## START
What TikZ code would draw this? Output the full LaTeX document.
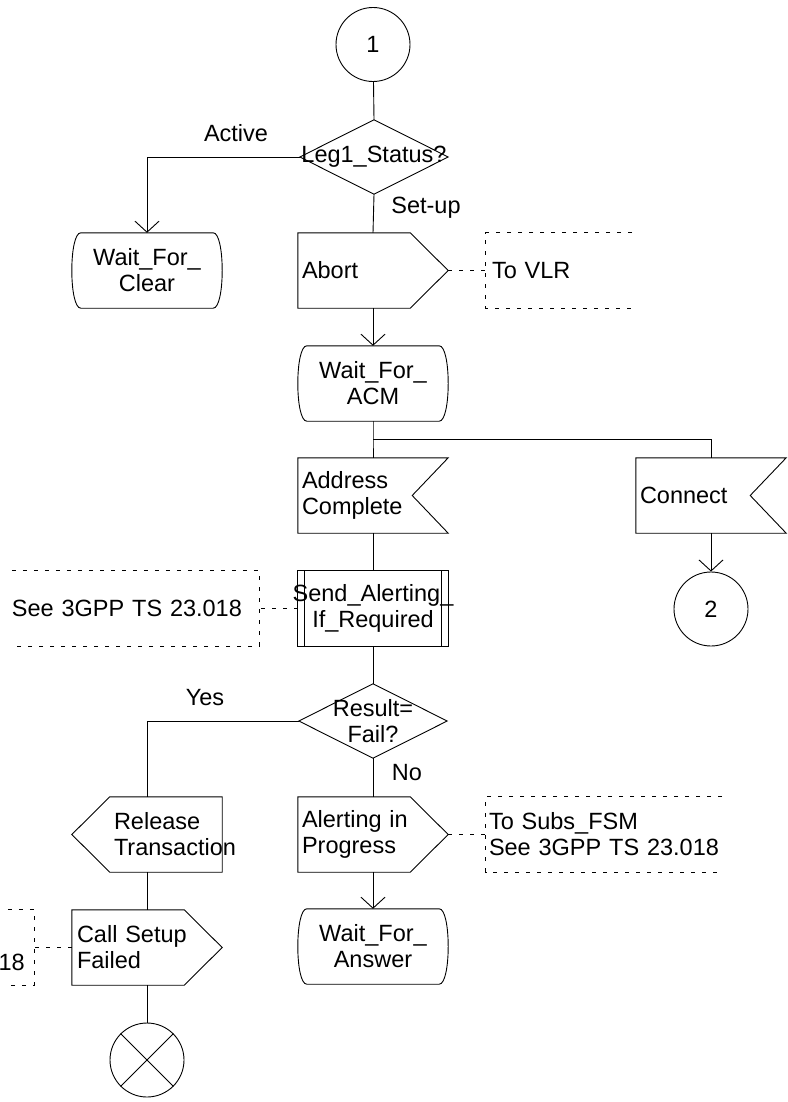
\documentclass[tikz,border=0pt]{standalone}
\usepackage{fontspec}
\setmainfont{Liberation Sans}
\usepackage{tikz}
\usetikzlibrary{arrows.meta,calc}
\hyphenpenalty=10000
\newcommand{\SdlFont}{\fontsize{23.5pt}{26pt}\selectfont}
\tikzset{
  symline/.style={line width=0.9pt},
  flow/.style={line width=0.9pt},
  flowArrow/.style={flow, -{Straight Barb[length=11pt,width=24pt]}},
  note/.style={line width=0.8pt, dash pattern=on 4pt off 7pt},  % comment brackets
  box/.style={minimum width=150, minimum height=75, inner sep=0pt},
  lbox/.style={box, text width=142, align=left, inner xsep=4pt},  % text at left edge
  cbox/.style={box, align=center},
  dec/.style={minimum width=148, minimum height=74, inner sep=0pt, align=center},
  conn/.style={circle, draw, line width=0.9pt, minimum size=74, inner sep=0pt},
  notebox/.style={minimum height=75, inner ysep=0pt, align=left}
}
\newcommand{\DrawState}[1]{%
  \draw[symline] ($(#1.north west)+(9,0)$) -- ($(#1.north east)+(-9,0)$)
    .. controls ($(#1.north east)+(3,0)$) and ($(#1.south east)+(3,0)$) .. ($(#1.south east)+(-9,0)$)
    -- ($(#1.south west)+(9,0)$)
    .. controls ($(#1.south west)+(-3,0)$) and ($(#1.north west)+(-3,0)$) .. ($(#1.north west)+(9,0)$);%
}
\newcommand{\DrawOutR}[1]{%
  \draw[symline] (#1.north west) -- ($(#1.north east)+(-38,0)$) -- (#1.east)
    -- ($(#1.south east)+(-38,0)$) -- (#1.south west) -- cycle;%
}
\newcommand{\DrawOutL}[1]{%
  \draw[symline] ($(#1.north west)+(38,0)$) -- (#1.north east) -- (#1.south east)
    -- ($(#1.south west)+(38,0)$) -- (#1.west) -- cycle;%
}
\newcommand{\DrawInput}[1]{%
  \draw[symline] (#1.north west) -- (#1.north east) -- ($(#1.east)+(-36,0)$)
    -- (#1.south east) -- (#1.south west) -- cycle;%
}
\newcommand{\DrawProc}[1]{%
  \draw[symline] (#1.north west) rectangle (#1.south east);
  \draw[symline] ($(#1.north west)+(7,0)$) -- ($(#1.south west)+(7,0)$)
    ($(#1.north east)+(-7,0)$) -- ($(#1.south east)+(-7,0)$);%
}
\newcommand{\DrawDecision}[1]{%
  \draw[symline] (#1.north) -- (#1.east) -- (#1.south) -- (#1.west) -- cycle;%
}
\newcommand{\DrawNoteR}[1]{%
  \draw[note] (#1.north east) -- (#1.north west) -- (#1.south west) -- (#1.south east);%
}
\newcommand{\DrawNoteL}[1]{%
  \draw[note] (#1.north west) -- (#1.north east) -- (#1.south east) -- (#1.south west);%
}
\begin{document}
\begin{tikzpicture}[x=1pt, y=-1pt, every node/.style={font=\SdlFont}]
  \useasboundingbox (0,0) rectangle (787,1102);
  % symbols
  \node[conn] (start) at (373,44.5) {1};
  \node[dec] (leg) at (374,157) {Leg1\_Status?};
  \node[cbox] (clear) at (147,270.5) {Wait\_For\_\\Clear};
  \node[lbox] (abort) at (373,270.5) {Abort};
  \node[cbox] (acm) at (373,383.5) {Wait\_For\_\\ACM};
  \coordinate (split) at (373,439);
  \node[lbox] (addr) at (373,495.5) {Address\\Complete};
  \node[lbox] (connect) at (711,495.5) {Connect};
  \node[box] (alertproc) at (373,608.5) {};
  \node[align=center, inner sep=0pt] (alertproctxt) at (alertproc.center) {Send\_Alerting\_\\If\_Required};
  \node[conn] (goto) at (711,609) {2};
  \node[dec] (result) at (373,721) {Result=\\Fail?};
  \node[box, text width=66, align=left, inner xsep=42pt] (release) at (147,834.5) {Release\\Transaction};
  \node[lbox] (alert) at (373,834.5) {Alerting in\\Progress};
  \node[box, text width=140, align=left, inner xsep=5pt] (setupfail) at (147,947.5) {Call Setup\\Failed};
  \node[cbox] (answer) at (373,946.5) {Wait\_For\_\\Answer};
  \node[conn] (stop) at (147,1060) {};
  % branch labels
  \node (lblactive) at (236,133) {Active};
  \node (lblsetup) at (426,208) {Set-up};
  \node (lblyes) at (205,698) {Yes};
  \node (lblno) at (407,773) {No};
  % comments
  \node[notebox, text width=134, inner xsep=6pt] (vlrnote) at (559,270.5) {To VLR};
  \node[notebox, text width=247, inner xsep=0pt] (seenote) at (135.5,608.5) {See 3GPP TS 23.018};
  \node[notebox, text width=230, inner xsep=3pt] (subsnote) at (604,834.5) {To Subs\_FSM\\See 3GPP TS 23.018};
  \node[notebox, minimum width=26, inner sep=0pt] (failnote) at (21,947.5) {};
  \node[anchor=base east, inner sep=0pt] (failnotetxt) at (25,970) {18};
  % outlines
  \DrawDecision{leg}
  \DrawDecision{result}
  \DrawState{clear}
  \DrawState{acm}
  \DrawState{answer}
  \DrawOutR{abort}
  \DrawOutR{alert}
  \DrawOutR{setupfail}
  \DrawOutL{release}
  \DrawInput{addr}
  \DrawInput{connect}
  \DrawProc{alertproc}
  \DrawNoteR{vlrnote}
  \DrawNoteR{subsnote}
  \DrawNoteL{seenote}
  \DrawNoteL{failnote}
  \draw[symline] (stop.north west) -- (stop.south east) (stop.north east) -- (stop.south west);
  % flow lines
  \draw[flow] (start) -- (leg.north);
  \draw[flowArrow] (leg.west) -| (clear.north);
  \draw[flow] (leg.south) -- (abort.north);
  \draw[flowArrow] (abort.south) -- (acm.north);
  \draw[flow] (acm.south) -- (split) -- (addr.north);
  \draw[flow] (split) -| (connect.north);
  \draw[flowArrow] (connect.south) -- (goto);
  \draw[flow] (addr.south) -- (alertproc.north);
  \draw[flow] (alertproc.south) -- (result.north);
  \draw[flow] (result.west) -| (release.north);
  \draw[flow] (result.south) -- (alert.north);
  \draw[flowArrow] (alert.south) -- (answer.north);
  \draw[flow] (release.south) -- (setupfail.north);
  \draw[flow] (setupfail.south) -- (stop);
  % comment links
  \draw[note] (abort.east) -- (vlrnote.west);
  \draw[note] (alertproc.west) -- (seenote.east);
  \draw[note] (alert.east) -- (subsnote.west);
  \draw[note] (setupfail.west) -- (failnote.east);
\end{tikzpicture}
\end{document}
## END
_Written instruction_:
Your task is to reproduce all of the material exactly. The pictures stay out.

_Exercise result_:
What TikZ code would draw this? Output the full LaTeX document.
\documentclass[tikz,border=0pt]{standalone}
\usepackage{fontspec}
\setmainfont{Liberation Sans}
\usepackage{tikz}
\usetikzlibrary{arrows.meta,calc}
\hyphenpenalty=10000
\newcommand{\SdlFont}{\fontsize{23.5pt}{26pt}\selectfont}
\tikzset{
  symline/.style={line width=0.9pt},
  flow/.style={line width=0.9pt},
  flowArrow/.style={flow, -{Straight Barb[length=11pt,width=24pt]}},
  note/.style={line width=0.8pt, dash pattern=on 4pt off 7pt},  % comment brackets
  box/.style={minimum width=150, minimum height=75, inner sep=0pt},
  lbox/.style={box, text width=142, align=left, inner xsep=4pt},  % text at left edge
  cbox/.style={box, align=center},
  dec/.style={minimum width=148, minimum height=74, inner sep=0pt, align=center},
  conn/.style={circle, draw, line width=0.9pt, minimum size=74, inner sep=0pt},
  notebox/.style={minimum height=75, inner ysep=0pt, align=left}
}
\newcommand{\DrawState}[1]{%
  \draw[symline] ($(#1.north west)+(9,0)$) -- ($(#1.north east)+(-9,0)$)
    .. controls ($(#1.north east)+(3,0)$) and ($(#1.south east)+(3,0)$) .. ($(#1.south east)+(-9,0)$)
    -- ($(#1.south west)+(9,0)$)
    .. controls ($(#1.south west)+(-3,0)$) and ($(#1.north west)+(-3,0)$) .. ($(#1.north west)+(9,0)$);%
}
\newcommand{\DrawOutR}[1]{%
  \draw[symline] (#1.north west) -- ($(#1.north east)+(-38,0)$) -- (#1.east)
    -- ($(#1.south east)+(-38,0)$) -- (#1.south west) -- cycle;%
}
\newcommand{\DrawOutL}[1]{%
  \draw[symline] ($(#1.north west)+(38,0)$) -- (#1.north east) -- (#1.south east)
    -- ($(#1.south west)+(38,0)$) -- (#1.west) -- cycle;%
}
\newcommand{\DrawInput}[1]{%
  \draw[symline] (#1.north west) -- (#1.north east) -- ($(#1.east)+(-36,0)$)
    -- (#1.south east) -- (#1.south west) -- cycle;%
}
\newcommand{\DrawProc}[1]{%
  \draw[symline] (#1.north west) rectangle (#1.south east);
  \draw[symline] ($(#1.north west)+(7,0)$) -- ($(#1.south west)+(7,0)$)
    ($(#1.north east)+(-7,0)$) -- ($(#1.south east)+(-7,0)$);%
}
\newcommand{\DrawDecision}[1]{%
  \draw[symline] (#1.north) -- (#1.east) -- (#1.south) -- (#1.west) -- cycle;%
}
\newcommand{\DrawNoteR}[1]{%
  \draw[note] (#1.north east) -- (#1.north west) -- (#1.south west) -- (#1.south east);%
}
\newcommand{\DrawNoteL}[1]{%
  \draw[note] (#1.north west) -- (#1.north east) -- (#1.south east) -- (#1.south west);%
}
\begin{document}
\begin{tikzpicture}[x=1pt, y=-1pt, every node/.style={font=\SdlFont}]
  \useasboundingbox (0,0) rectangle (787,1102);
  % symbols
  \node[conn] (start) at (373,44.5) {1};
  \node[dec] (leg) at (374,157) {Leg1\_Status?};
  \node[cbox] (clear) at (147,270.5) {Wait\_For\_\\Clear};
  \node[lbox] (abort) at (373,270.5) {Abort};
  \node[cbox] (acm) at (373,383.5) {Wait\_For\_\\ACM};
  \coordinate (split) at (373,439);
  \node[lbox] (addr) at (373,495.5) {Address\\Complete};
  \node[lbox] (connect) at (711,495.5) {Connect};
  \node[box] (alertproc) at (373,608.5) {};
  \node[align=center, inner sep=0pt] (alertproctxt) at (alertproc.center) {Send\_Alerting\_\\If\_Required};
  \node[conn] (goto) at (711,609) {2};
  \node[dec] (result) at (373,721) {Result=\\Fail?};
  \node[box, text width=66, align=left, inner xsep=42pt] (release) at (147,834.5) {Release\\Transaction};
  \node[lbox] (alert) at (373,834.5) {Alerting in\\Progress};
  \node[box, text width=140, align=left, inner xsep=5pt] (setupfail) at (147,947.5) {Call Setup\\Failed};
  \node[cbox] (answer) at (373,946.5) {Wait\_For\_\\Answer};
  \node[conn] (stop) at (147,1060) {};
  % branch labels
  \node (lblactive) at (236,133) {Active};
  \node (lblsetup) at (426,208) {Set-up};
  \node (lblyes) at (205,698) {Yes};
  \node (lblno) at (407,773) {No};
  % comments
  \node[notebox, text width=134, inner xsep=6pt] (vlrnote) at (559,270.5) {To VLR};
  \node[notebox, text width=247, inner xsep=0pt] (seenote) at (135.5,608.5) {See 3GPP TS 23.018};
  \node[notebox, text width=230, inner xsep=3pt] (subsnote) at (604,834.5) {To Subs\_FSM\\See 3GPP TS 23.018};
  \node[notebox, minimum width=26, inner sep=0pt] (failnote) at (21,947.5) {};
  \node[anchor=base east, inner sep=0pt] (failnotetxt) at (25,970) {18};
  % outlines
  \DrawDecision{leg}
  \DrawDecision{result}
  \DrawState{clear}
  \DrawState{acm}
  \DrawState{answer}
  \DrawOutR{abort}
  \DrawOutR{alert}
  \DrawOutR{setupfail}
  \DrawOutL{release}
  \DrawInput{addr}
  \DrawInput{connect}
  \DrawProc{alertproc}
  \DrawNoteR{vlrnote}
  \DrawNoteR{subsnote}
  \DrawNoteL{seenote}
  \DrawNoteL{failnote}
  \draw[symline] (stop.north west) -- (stop.south east) (stop.north east) -- (stop.south west);
  % flow lines
  \draw[flow] (start) -- (leg.north);
  \draw[flowArrow] (leg.west) -| (clear.north);
  \draw[flow] (leg.south) -- (abort.north);
  \draw[flowArrow] (abort.south) -- (acm.north);
  \draw[flow] (acm.south) -- (split) -- (addr.north);
  \draw[flow] (split) -| (connect.north);
  \draw[flowArrow] (connect.south) -- (goto);
  \draw[flow] (addr.south) -- (alertproc.north);
  \draw[flow] (alertproc.south) -- (result.north);
  \draw[flow] (result.west) -| (release.north);
  \draw[flow] (result.south) -- (alert.north);
  \draw[flowArrow] (alert.south) -- (answer.north);
  \draw[flow] (release.south) -- (setupfail.north);
  \draw[flow] (setupfail.south) -- (stop);
  % comment links
  \draw[note] (abort.east) -- (vlrnote.west);
  \draw[note] (alertproc.west) -- (seenote.east);
  \draw[note] (alert.east) -- (subsnote.west);
  \draw[note] (setupfail.west) -- (failnote.east);
\end{tikzpicture}
\end{document}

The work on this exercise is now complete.